%%
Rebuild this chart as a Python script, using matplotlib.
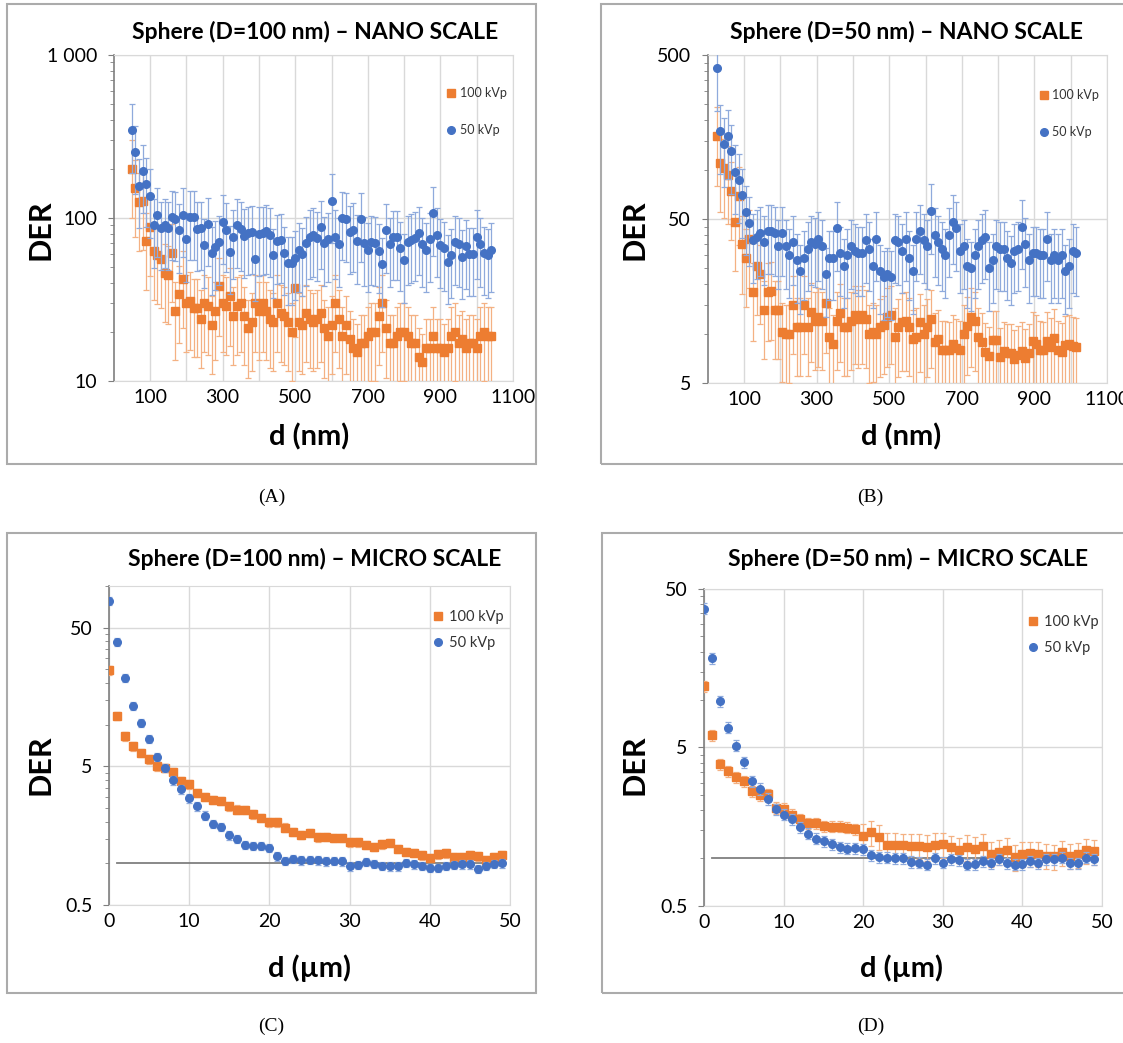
import matplotlib
matplotlib.use("Agg")
import matplotlib.pyplot as plt
from matplotlib.lines import Line2D
from matplotlib.patches import Rectangle
from matplotlib.ticker import FixedLocator, FixedFormatter, LogLocator, NullFormatter

plt.rcParams['font.family'] = ['Lato', 'DejaVu Sans']

W, H = 1123, 1043
ORANGE = "#ED7D31"
BLUE = "#4472C4"
ORANGE_ERR = "#F4B183"
BLUE_ERR = "#8FAADC"

# ---- (A) sphere D=100 nm, nano scale: d in nm
d_a = list(range(50, 1050, 10))
kvp100_a = [200, 152, 126, 127, 72, 88, 63, 59, 56, 46,
            45, 61, 27, 34, 42, 30, 31, 28, 28, 24,
            30, 29, 22, 27, 38, 30, 29, 33, 25, 29,
            30, 25, 21, 23, 30, 27, 30, 27, 24, 23,
            30, 26, 25, 23, 20, 37, 23, 22, 26, 24,
            23, 24, 26, 21, 19, 22, 30, 24, 19, 22,
            18, 16, 15, 17, 17, 19, 20, 20, 25, 30,
            21, 17, 17, 19, 20, 20, 19, 17, 17, 14,
            13, 16, 16, 19, 16, 16, 15, 16, 19, 20,
            17, 18, 16, 17, 17, 16, 19, 20, 19, 19]
kvp50_a = [345, 254, 158, 194, 161, 137, 90, 105, 87, 90,
           87, 101, 99, 84, 105, 74, 101, 101, 86, 87,
           68, 92, 61, 66, 71, 95, 85, 62, 77, 90,
           86, 78, 81, 82, 56, 80, 81, 83, 79, 59,
           72, 73, 61, 53, 53, 57, 64, 60, 70, 77,
           79, 75, 88, 70, 74, 128, 77, 69, 100, 98,
           82, 85, 72, 98, 70, 64, 71, 70, 63, 52,
           84, 69, 76, 76, 65, 55, 71, 73, 75, 81,
           69, 64, 74, 107, 79, 68, 65, 54, 59, 71,
           69, 58, 67, 60, 60, 77, 69, 61, 59, 64]
err100_a = [0.5] * len(d_a)
err50_a = [0.45] * len(d_a)

# ---- (B) sphere D=50 nm, nano scale: d in nm
d_b = list(range(25, 1025, 10))
kvp100_b = [160, 110, 102, 93, 74, 48, 69, 35, 29, 38,
            18, 26, 23, 14, 18, 18.3, 14, 14, 10.2, 9.9,
            10, 15, 11, 11, 15, 11, 13.5, 12, 12.6, 12,
            15.3, 9.5, 8.6, 12, 13.4, 11, 11, 12, 13, 12.3,
            13, 12.3, 10, 10.2, 9.9, 10.9, 11.3, 12.6, 13, 9.6,
            10.9, 11.8, 11.9, 11, 9.3, 9.6, 11.7, 9.9, 10.9, 12.3,
            8.9, 9.3, 8.0, 8.0, 7.9, 8.7, 8.2, 8.0, 9.9, 11.2,
            12.6, 11.9, 9.6, 8.9, 7.7, 7.3, 9.2, 9.1, 7.2, 7.8,
            7.6, 7.6, 7.0, 7.4, 7.8, 7.1, 7.6, 9.0, 8.6, 8.0,
            7.9, 9.0, 8.3, 9.4, 8.0, 7.7, 8.5, 8.7, 8.4, 8.3]
kvp50_b = [417, 171, 143, 160, 129, 97, 86, 70, 55, 47,
           37, 39, 41, 36, 42, 42, 41, 34, 41, 34,
           30, 36, 28, 24, 29, 33, 36, 35, 38, 34,
           23, 29, 29, 44, 31, 26, 30, 34, 32, 31,
           31, 37, 33, 26, 38, 24, 22, 23, 22, 37,
           36, 32, 38, 29, 24, 38, 42, 37, 34, 56,
           40, 36, 33, 30, 40, 48, 44, 32, 34, 26,
           25, 30, 34, 37, 39, 25, 28, 34, 33, 33,
           29, 27, 32, 33, 45, 35, 28, 31, 31, 30,
           30, 38, 28, 30, 28, 30, 24, 26, 32, 31]
err100_b = [0.5] * len(d_b)
err50_b = [0.45] * len(d_b)

# ---- (C) sphere D=100 nm, micro scale: d in um
d_c = list(range(0, 50))
kvp100_c = [24.7, 11.6, 8.24, 6.97, 6.24, 5.61, 5.0, 4.89, 4.58, 3.90,
            3.71, 3.23, 3.02, 2.87, 2.82, 2.58, 2.44, 2.43, 2.26, 2.12,
            1.98, 1.97, 1.81, 1.68, 1.61, 1.66, 1.54, 1.55, 1.53, 1.53,
            1.42, 1.42, 1.36, 1.31, 1.37, 1.40, 1.27, 1.21, 1.19, 1.14,
            1.09, 1.16, 1.18, 1.11, 1.11, 1.14, 1.12, 1.05, 1.11, 1.14]
kvp50_c = [78.5, 39.6, 21.8, 13.6, 10.3, 7.9, 5.84, 4.87, 3.96, 3.41,
           2.95, 2.57, 2.21, 1.93, 1.83, 1.59, 1.50, 1.36, 1.33, 1.33,
           1.29, 1.12, 1.04, 1.08, 1.05, 1.06, 1.05, 1.03, 1.04, 1.03,
           0.95, 0.97, 1.02, 0.99, 0.96, 0.95, 0.95, 1.01, 0.98, 0.96,
           0.93, 0.93, 0.96, 0.97, 0.98, 0.98, 0.91, 0.96, 0.99, 1.00]
err100_c = [0.07] * len(d_c)
err50_c = [0.07] * len(d_c)

# ---- (D) sphere D=50 nm, micro scale: d in um
d_d = list(range(0, 50))
kvp100_d = [12.1, 5.98, 3.90, 3.54, 3.25, 3.07, 2.64, 2.50, 2.54, 2.08,
            2.05, 1.88, 1.76, 1.67, 1.67, 1.60, 1.58, 1.58, 1.56, 1.53,
            1.39, 1.46, 1.37, 1.22, 1.22, 1.21, 1.20, 1.20, 1.18, 1.22,
            1.23, 1.17, 1.13, 1.18, 1.15, 1.20, 1.07, 1.10, 1.13, 1.02,
            1.07, 1.08, 1.07, 1.04, 1.03, 1.09, 1.04, 1.06, 1.12, 1.11]
kvp50_d = [37.4, 18.3, 9.8, 6.65, 5.12, 4.04, 3.05, 2.74, 2.37, 2.04,
           1.88, 1.77, 1.57, 1.43, 1.33, 1.28, 1.23, 1.18, 1.15, 1.16,
           1.14, 1.05, 1.02, 1.01, 1.00, 1.00, 0.95, 0.94, 0.91, 1.00,
           0.94, 0.99, 0.97, 0.91, 0.92, 0.96, 0.93, 0.99, 0.93, 0.91,
           0.92, 0.96, 0.93, 0.99, 0.99, 1.01, 0.93, 0.93, 1.01, 0.99]
err100_d = [0.08] * 20 + [0.18] * 30
err50_d = [0.08] * len(d_d)

fig = plt.figure(figsize=(W / 100, H / 100), dpi=100)


def rect(x0, y0, x1, y1):
    return [x0 / W, 1 - y1 / H, (x1 - x0) / W, (y1 - y0) / H]


def fx(x):
    return x / W


def fy(y):
    return 1 - y / H


def panel(area, box, title, tx, ty, d, o, oe, b, be, xlim, xlabels_at, xgrid,
          ylim, yt, ylab, subs, xlabel, der_x, der_y, lab_y, leg, leg_fs,
          leg_sp, ms, cap, ref=False):
    # chart border
    fig.patches.append(Rectangle((fx(box[0]), fy(box[3])),
                                 (box[2] - box[0]) / W, (box[3] - box[1]) / H,
                                 transform=fig.transFigure, fill=False,
                                 ec="#ABABAB", lw=1.5))
    ax = fig.add_axes(rect(*area))
    ax.set_yscale("log")
    oerr = [v * f for v, f in zip(o, oe)]
    berr = [v * f for v, f in zip(b, be)]
    ax.errorbar(d, o, yerr=oerr, fmt="s", ms=ms, color=ORANGE, mec=ORANGE,
                ecolor=ORANGE_ERR, elinewidth=0.9, capsize=2.2, capthick=0.9,
                zorder=3)
    ax.errorbar(d, b, yerr=berr, fmt="o", ms=ms, color=BLUE, mec=BLUE,
                ecolor=BLUE_ERR, elinewidth=0.9, capsize=2.2, capthick=0.9,
                zorder=4)
    if ref:
        ax.plot([1, 49], [1, 1], color="#7F7F7F", lw=1.3, zorder=2)
    ax.set_xlim(*xlim)
    ax.set_ylim(*ylim)
    ax.set_xticks(xlabels_at)
    ax.set_xticklabels([str(v) for v in xlabels_at])
    ax.set_xticks(xgrid, minor=True)
    ax.yaxis.set_major_locator(FixedLocator(yt))
    ax.yaxis.set_major_formatter(FixedFormatter(ylab))
    ax.yaxis.set_minor_locator(LogLocator(base=10, subs=subs, numticks=50))
    ax.yaxis.set_minor_formatter(NullFormatter())
    ax.grid(axis="x", which="both", color="#D9D9D9", lw=1.0, zorder=0)
    ax.grid(axis="y", which="major", color="#D9D9D9", lw=1.0, zorder=0)
    ax.set_axisbelow(True)
    ax.tick_params(axis="x", which="both", length=0, labelsize=14, pad=6)
    ax.tick_params(axis="y", which="major", length=4, color="#7F7F7F",
                   labelsize=14, pad=8)
    ax.tick_params(axis="y", which="minor", length=3, color="#7F7F7F")
    for s in ("top", "right", "bottom"):
        ax.spines[s].set_color("#D9D9D9")
    ax.spines["left"].set_color("#7F7F7F")
    ax.spines["left"].set_linewidth(1.2)

    fig.text(fx(tx), fy(ty), title, ha="center", va="center",
             fontsize=16.5, fontweight="bold")
    fig.text(fx(der_x), fy(der_y), "DER", ha="center", va="center",
             rotation=90, fontsize=22, fontweight="bold")
    fig.text(fx(tx - 6), fy(lab_y), xlabel, ha="center", va="center",
             fontsize=21, fontweight="bold")
    fig.text(fx((box[0] + min(box[2], 1161)) / 2), fy(box[3] + 33), cap,
             ha="center", va="center", fontsize=14,
             family=["Liberation Serif", "DejaVu Serif"])

    handles = [Line2D([0], [0], marker="s", ls="", ms=ms, color=ORANGE,
                      label="100 kVp"),
               Line2D([0], [0], marker="o", ls="", ms=ms, color=BLUE,
                      label="50 kVp")]
    lg = fig.legend(handles=handles, loc="upper left",
                    bbox_to_anchor=(fx(leg[0]), fy(leg[1])),
                    bbox_transform=fig.transFigure, frameon=False,
                    fontsize=leg_fs, labelspacing=leg_sp, handlelength=0.6,
                    handletextpad=0.4, borderpad=0, borderaxespad=0)
    for t in lg.get_texts():
        t.set_color("#333333")
    return ax


panel((113.7, 55, 513, 381), (7, 4, 536, 464),
      "Sphere (D=100 nm) – NANO SCALE", 315, 32,
      d_a, kvp100_a, err100_a, kvp50_a, err50_a,
      (0, 1100), list(range(100, 1101, 200)), list(range(100, 1101, 100)),
      (10, 1000), [10, 100, 1000], ["10", "100", "1 000"], list(range(2, 10)),
      "d (nm)", 40, 230, 437, (447, 87), 9, 2.0, 5.5, "(A)")

panel((707.7, 55, 1107, 383), (601, 4, 1140, 464),
      "Sphere (D=50 nm) – NANO SCALE", 907, 32,
      d_b, kvp100_b, err100_b, kvp50_b, err50_b,
      (0, 1100), list(range(100, 1101, 200)), list(range(100, 1101, 100)),
      (5, 500), [5, 50, 500], ["5", "50", "500"],
      [1, 1.5, 2, 2.5, 3, 3.5, 4, 4.5],
      "d (nm)", 635, 230, 437, (1040, 89), 9, 2.0, 5.5, "(B)")

panel((109, 586, 510, 905), (7, 533, 536, 993),
      "Sphere (D=100 nm) – MICRO SCALE", 315, 559,
      d_c, kvp100_c, err100_c, kvp50_c, err50_c,
      (0, 50), list(range(0, 51, 10)), list(range(0, 51, 10)),
      (0.5, 100), [0.5, 5, 50], ["0.5", "5", "50"],
      [1, 1.5, 2, 2.5, 3, 3.5, 4, 4.5],
      "d (µm)", 40, 765, 968, (434, 610), 10.5, 0.8, 5.5, "(C)", ref=True)

panel((704.3, 588.7, 1102, 906), (602, 533, 1140, 993),
      "Sphere (D=50 nm) – MICRO SCALE", 908, 559,
      d_d, kvp100_d, err100_d, kvp50_d, err50_d,
      (0, 50), list(range(0, 51, 10)), list(range(0, 51, 10)),
      (0.5, 50), [0.5, 5, 50], ["0.5", "5", "50"],
      [1, 1.5, 2, 2.5, 3, 3.5, 4, 4.5],
      "d (µm)", 635, 765, 968, (1029, 615), 10.5, 0.8, 5.5, "(D)", ref=True)

fig.savefig("out.png", dpi=100, facecolor="white")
%%
• What to work on:
Pictures excluded, repeat exactly the lines from the top of the material through the line with "err50_a = [0.45] * len(d_a)", including both of those lines.

• Solution for this task:
Rebuild this chart as a Python script, using matplotlib.
import matplotlib
matplotlib.use("Agg")
import matplotlib.pyplot as plt
from matplotlib.lines import Line2D
from matplotlib.patches import Rectangle
from matplotlib.ticker import FixedLocator, FixedFormatter, LogLocator, NullFormatter

plt.rcParams['font.family'] = ['Lato', 'DejaVu Sans']

W, H = 1123, 1043
ORANGE = "#ED7D31"
BLUE = "#4472C4"
ORANGE_ERR = "#F4B183"
BLUE_ERR = "#8FAADC"

# ---- (A) sphere D=100 nm, nano scale: d in nm
d_a = list(range(50, 1050, 10))
kvp100_a = [200, 152, 126, 127, 72, 88, 63, 59, 56, 46,
            45, 61, 27, 34, 42, 30, 31, 28, 28, 24,
            30, 29, 22, 27, 38, 30, 29, 33, 25, 29,
            30, 25, 21, 23, 30, 27, 30, 27, 24, 23,
            30, 26, 25, 23, 20, 37, 23, 22, 26, 24,
            23, 24, 26, 21, 19, 22, 30, 24, 19, 22,
            18, 16, 15, 17, 17, 19, 20, 20, 25, 30,
            21, 17, 17, 19, 20, 20, 19, 17, 17, 14,
            13, 16, 16, 19, 16, 16, 15, 16, 19, 20,
            17, 18, 16, 17, 17, 16, 19, 20, 19, 19]
kvp50_a = [345, 254, 158, 194, 161, 137, 90, 105, 87, 90,
           87, 101, 99, 84, 105, 74, 101, 101, 86, 87,
           68, 92, 61, 66, 71, 95, 85, 62, 77, 90,
           86, 78, 81, 82, 56, 80, 81, 83, 79, 59,
           72, 73, 61, 53, 53, 57, 64, 60, 70, 77,
           79, 75, 88, 70, 74, 128, 77, 69, 100, 98,
           82, 85, 72, 98, 70, 64, 71, 70, 63, 52,
           84, 69, 76, 76, 65, 55, 71, 73, 75, 81,
           69, 64, 74, 107, 79, 68, 65, 54, 59, 71,
           69, 58, 67, 60, 60, 77, 69, 61, 59, 64]
err100_a = [0.5] * len(d_a)
err50_a = [0.45] * len(d_a)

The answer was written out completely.